A significant driver behind this investor confidence is the continuous, accelerated growth of its pivotal cloud computing division. This segment reported an impressive 26% year-on-year revenue increase, a notable acceleration from the 18% growth observed in the preceding quarter. Alibaba’s cloud unit is increasingly viewed as an indispensable engine for monetizing Artificial Intelligence, drawing parallels to how tech behemoths like Microsoft and Google leverage their own cloud infrastructures.

Alibaba CEO Eddie Wu affirmed the critical role of AI, stating, “Driven by robust AI demand, Cloud Intelligence Group experienced accelerated revenue growth, and AI-related product revenue is now a significant portion of revenue from external customers.” The company’s strategic focus extends to both open-source AI initiatives, allowing developers free access to its models, and the direct sale of specialized AI services through its rapidly expanding cloud computing platform, further solidifying its position in the global Artificial Intelligence arena.
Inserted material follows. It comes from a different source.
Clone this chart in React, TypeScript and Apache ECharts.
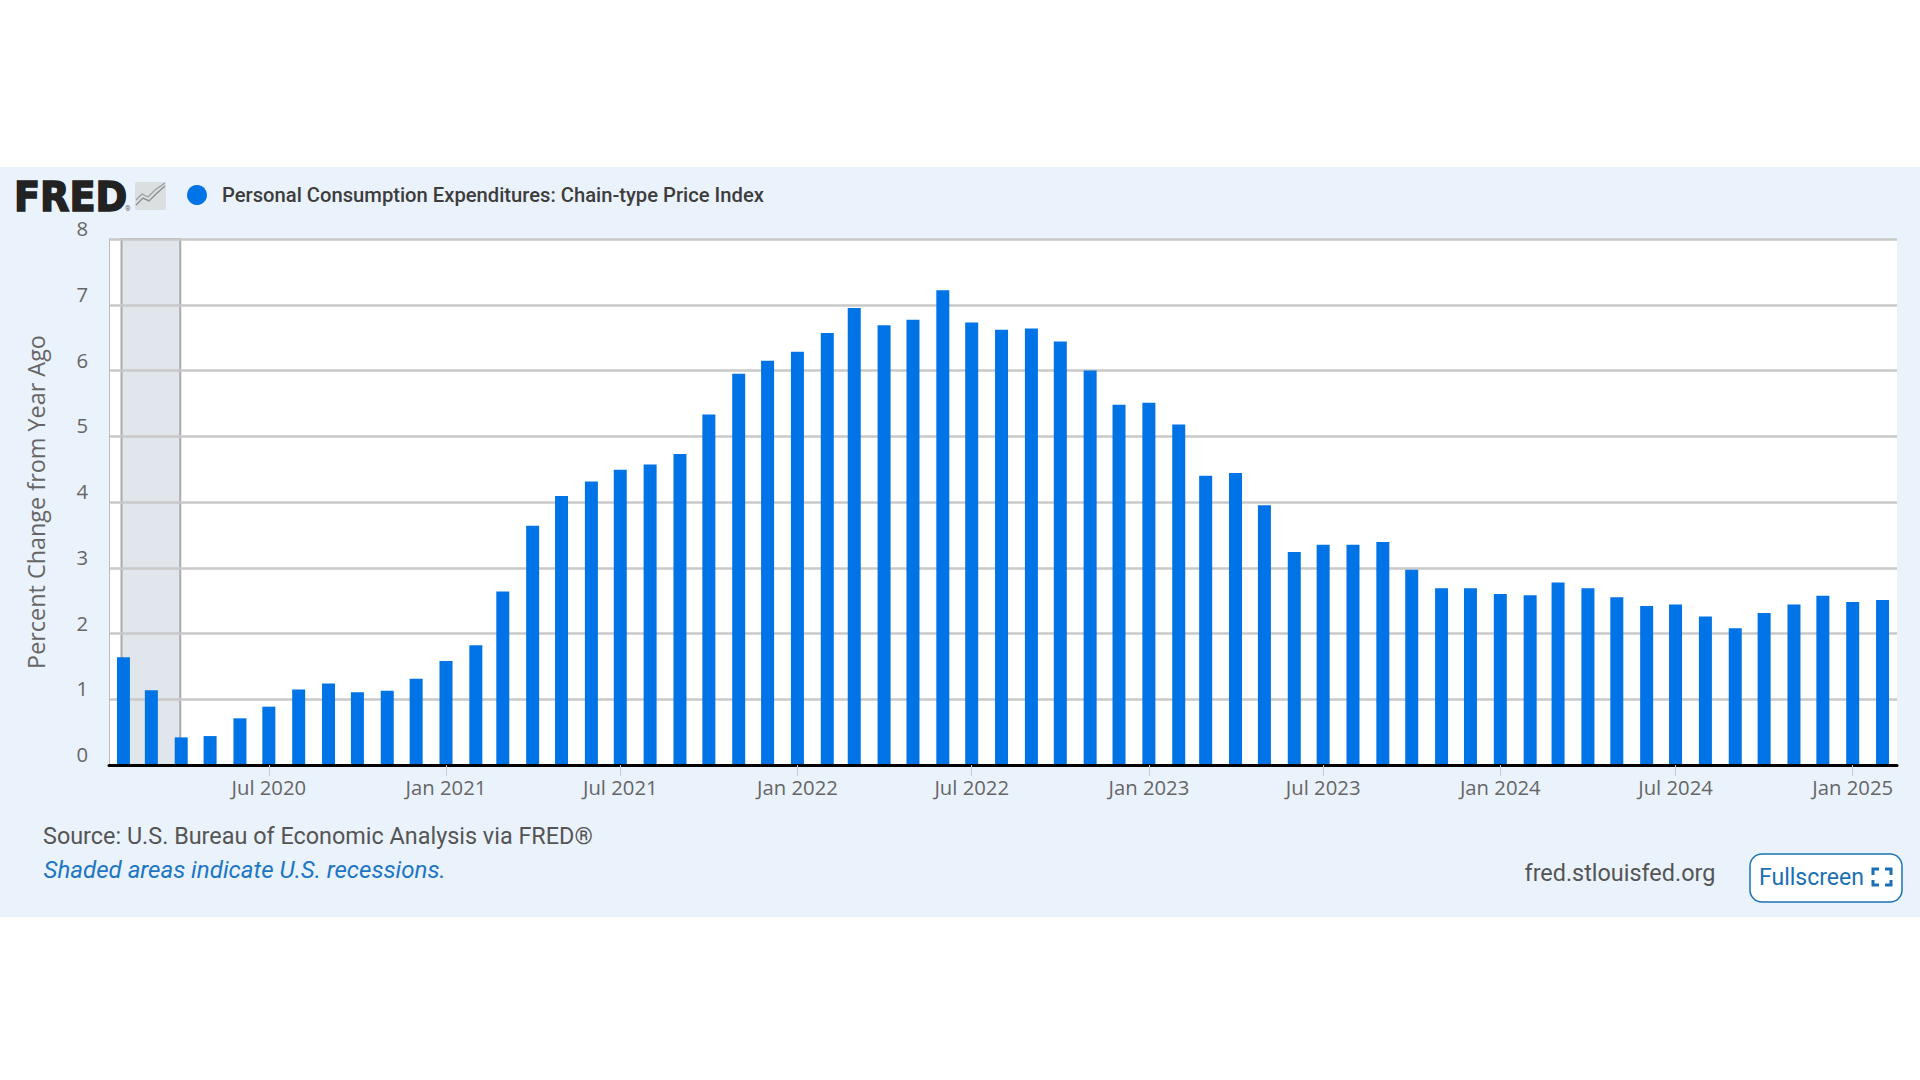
import React, { useEffect, useRef } from "react";
import * as echarts from "echarts";

const seriesName = "Personal Consumption Expenditures: Chain-type Price Index";
const axisTitle = "Percent Change from Year Ago";

const months = [
  "2020-02-01","2020-03-01","2020-04-01","2020-05-01","2020-06-01","2020-07-01","2020-08-01","2020-09-01","2020-10-01","2020-11-01","2020-12-01",
  "2021-01-01","2021-02-01","2021-03-01","2021-04-01","2021-05-01","2021-06-01","2021-07-01","2021-08-01","2021-09-01","2021-10-01","2021-11-01","2021-12-01",
  "2022-01-01","2022-02-01","2022-03-01","2022-04-01","2022-05-01","2022-06-01","2022-07-01","2022-08-01","2022-09-01","2022-10-01","2022-11-01","2022-12-01",
  "2023-01-01","2023-02-01","2023-03-01","2023-04-01","2023-05-01","2023-06-01","2023-07-01","2023-08-01","2023-09-01","2023-10-01","2023-11-01","2023-12-01",
  "2024-01-01","2024-02-01","2024-03-01","2024-04-01","2024-05-01","2024-06-01","2024-07-01","2024-08-01","2024-09-01","2024-10-01","2024-11-01","2024-12-01",
  "2025-01-01","2025-02-01",
];

const values = [
  1.64,1.135,0.42,0.44,0.71,0.887,1.15,1.24,1.105,1.13,1.31,
  1.58,1.82,2.64,3.64,4.09,4.31,4.49,4.57,4.73,5.33,5.95,6.15,
  6.285,6.57,6.95,6.69,6.77,7.22,6.73,6.62,6.64,6.44,6.0,5.48,
  5.51,5.18,4.40,4.44,3.95,3.24,3.35,3.35,3.39,2.97,2.69,2.69,
  2.60,2.58,2.775,2.69,2.55,2.42,2.44,2.26,2.08,2.31,2.44,2.575,
  2.48,2.51,
];

const tickDates = ["2020-07-01","2021-01-01","2021-07-01","2022-01-01","2022-07-01","2023-01-01","2023-07-01","2024-01-01","2024-07-01","2025-01-01"];
const tickLabels = ["Jul 2020","Jan 2021","Jul 2021","Jan 2022","Jul 2022","Jan 2023","Jul 2023","Jan 2024","Jul 2024","Jan 2025"];

const axisStart = "2020-01-17";
const axisEnd = "2025-02-16";
const recession = ["2020-01-30", "2020-03-31"];

const ts = (s: string) => new Date(s).getTime();

export default function App() {
  const ref = useRef<HTMLDivElement>(null);

  useEffect(() => {
    const chart = echarts.init(ref.current!, undefined, { renderer: "svg" });
    const tickTimes = tickDates.map(ts);
    const BLUE = "#0073e6";
    const LINK = "#1c76c4";

    const bracket = (points: number[][]) => ({
      type: "polyline",
      shape: { points },
      style: { stroke: "#1a6fb5", lineWidth: 3, fill: "none" },
      silent: true,
    });

    chart.setOption({
      animation: false,
      grid: {
        show: true,
        left: 109,
        top: 239,
        width: 1788,
        height: 526,
        backgroundColor: "#ffffff",
        borderWidth: 0,
        containLabel: false,
      },
      legend: {
        left: 182,
        top: 180,
        icon: "circle",
        itemWidth: 20,
        itemHeight: 20,
        selectedMode: false,
        data: [seriesName],
        textStyle: {
          fontFamily: "Roboto",
          fontWeight: 500,
          fontSize: 20.2,
          color: "#3d3d3d",
          padding: [0, 0, 0, 10],
        },
      },
      xAxis: {
        type: "value",
        min: ts(axisStart),
        max: ts(axisEnd),
        scale: true,
        z: 3,
        splitLine: { show: false },
        axisLine: { show: true, onZero: false, lineStyle: { color: "#000000", width: 3 } },
        axisTick: {
          show: true,
          length: 11,
          customValues: tickTimes,
          lineStyle: { color: "#cccccc", width: 1 },
        },
        axisLabel: {
          show: true,
          customValues: tickTimes,
          margin: 11.5,
          fontFamily: "Open Sans",
          fontSize: 20.3,
          color: "#666666",
          hideOverlap: false,
          showMinLabel: true,
          showMaxLabel: true,
          formatter: (v: number) => tickLabels[tickTimes.indexOf(v)] ?? "",
        },
      },
      yAxis: {
        type: "value",
        min: 0,
        max: 8,
        interval: 1,
        z: 1.5,
        name: axisTitle,
        nameLocation: "middle",
        nameGap: 62,
        nameTextStyle: { fontFamily: "Open Sans", fontSize: 23.4, color: "#666666" },
        axisLine: { show: true, lineStyle: { color: "#bbbbbb", width: 1 } },
        axisTick: { show: false },
        splitLine: { show: true, lineStyle: { color: "#c9c9c9", width: 2.5 } },
        axisLabel: {
          margin: 21,
          fontFamily: "Open Sans",
          fontSize: 20.3,
          color: "#666666",
          verticalAlign: "bottom",
          padding: [0, 0, 1, 0],
        },
      },
      series: [
        {
          name: seriesName,
          type: "bar",
          barWidth: 13,
          itemStyle: { color: BLUE },
          data: months.map((m, i) => [ts(m), values[i]]),
          markArea: {
            silent: true,
            itemStyle: { color: "#e1e5ec", borderColor: "#aaaaaa", borderWidth: 2 },
            data: [[{ xAxis: ts(recession[0]) }, { xAxis: ts(recession[1]) }]],
          },
        },
      ],
      graphic: [
        {
          type: "text",
          x: 14,
          y: 197,
          scaleX: 0.955,
          silent: true,
          style: {
            text: "FRED",
            font: "bold 40px 'DejaVu Sans'",
            fill: "#222222",
            stroke: "#222222",
            lineWidth: 1.6,
            verticalAlign: "middle",
          },
        },
        {
          type: "text",
          x: 125,
          y: 209,
          silent: true,
          style: { text: "®", font: "7px Roboto", fill: "#666666", verticalAlign: "middle" },
        },
        { type: "rect", shape: { x: 135, y: 182, width: 31, height: 28, r: 2 }, style: { fill: "#dcdfe0" }, silent: true },
        {
          type: "polyline",
          shape: { points: [[136, 205], [143, 198], [149, 201], [156, 194], [165, 186]] },
          style: { stroke: "#8a8f92", lineWidth: 1.4, fill: "none" },
          silent: true,
        },
        {
          type: "polyline",
          shape: { points: [[136, 200], [142, 194], [148, 197], [155, 190], [165, 183]] },
          style: { stroke: "#9a9fa2", lineWidth: 1.2, fill: "none" },
          silent: true,
        },
        {
          type: "text",
          x: 43,
          y: 836,
          silent: true,
          style: {
            text: "Source: U.S. Bureau of Economic Analysis via FRED®",
            font: "23.4px Roboto",
            fill: "#555555",
            verticalAlign: "middle",
          },
        },
        {
          type: "text",
          x: 43.5,
          y: 870,
          silent: true,
          style: {
            text: "Shaded areas indicate U.S. recessions.",
            font: "italic 24.1px Roboto",
            fill: LINK,
            verticalAlign: "middle",
          },
        },
        {
          type: "text",
          x: 1524.5,
          y: 873,
          silent: true,
          style: {
            text: "fred.stlouisfed.org",
            font: "23.4px Roboto",
            fill: "#555555",
            verticalAlign: "middle",
          },
        },
        {
          type: "rect",
          shape: { x: 1750, y: 854, width: 152, height: 48, r: 12 },
          style: { fill: "#ffffff", stroke: "#1a73b5", lineWidth: 1.5 },
          silent: true,
        },
        {
          type: "text",
          x: 1759,
          y: 877,
          silent: true,
          style: { text: "Fullscreen", font: "23px Roboto", fill: "#1a6fb5", verticalAlign: "middle" },
        },
        bracket([[1873, 875], [1873, 869], [1879, 869]]),
        bracket([[1885, 869], [1891, 869], [1891, 875]]),
        bracket([[1873, 880], [1873, 885], [1879, 885]]),
        bracket([[1885, 885], [1891, 885], [1891, 880]]),
      ],
    });
    return () => chart.dispose();
  }, []);

  return (
    <div style={{ position: "fixed", left: 0, top: 0, width: 1920, height: 1080, background: "#ffffff", overflow: "hidden" }}>
      <div style={{ position: "absolute", left: 0, top: 166.5, width: 1920, height: 750.5, background: "#eaf2fc" }} />
      <div ref={ref} style={{ position: "absolute", left: 0, top: 0, width: 1920, height: 1080 }} />
    </div>
  );
}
Recent news about a new self-developed chip also contributed to the share jump, underscoring Alibaba’s commitment to innovation.

Management emphasized its near-term objective to maintain the cloud computing growth rate above the market average, prioritizing market share and expansion over immediate gross margin increases. Overall, the company’s revenue increased by 10% year-on-year, with customer management revenue, derived from marketing and other services provided to merchants on its platform, also jumping 10%, forming the bulk of its e-commerce revenue.

However, adjusted earnings within the overall e-commerce division experienced a 21% annual decline during the quarter, a direct consequence of the substantial investments in instant commerce. This feature, introduced on Taobao, one of Alibaba’s primary Chinese e-commerce applications, aims to deliver certain products within an hour. Alibaba’s own quick commerce segment independently generated over 14.8 billion yuan in revenue, marking a 12% year-on-year increase.

During a recent earnings call, Alibaba’s leadership projected that instant commerce would contribute an additional 1 trillion yuan in annualized incremental gross merchandise value (GMV) within the next three years, signifying its long-term strategic importance. Despite the short-term earnings pressure from these investments, investors appear to be largely unperturbed, with the sustained growth of the cloud computing business and a 19% revenue jump in its international online shopping unit, including AliExpress, ultimately bolstering confidence in the Alibaba growth story.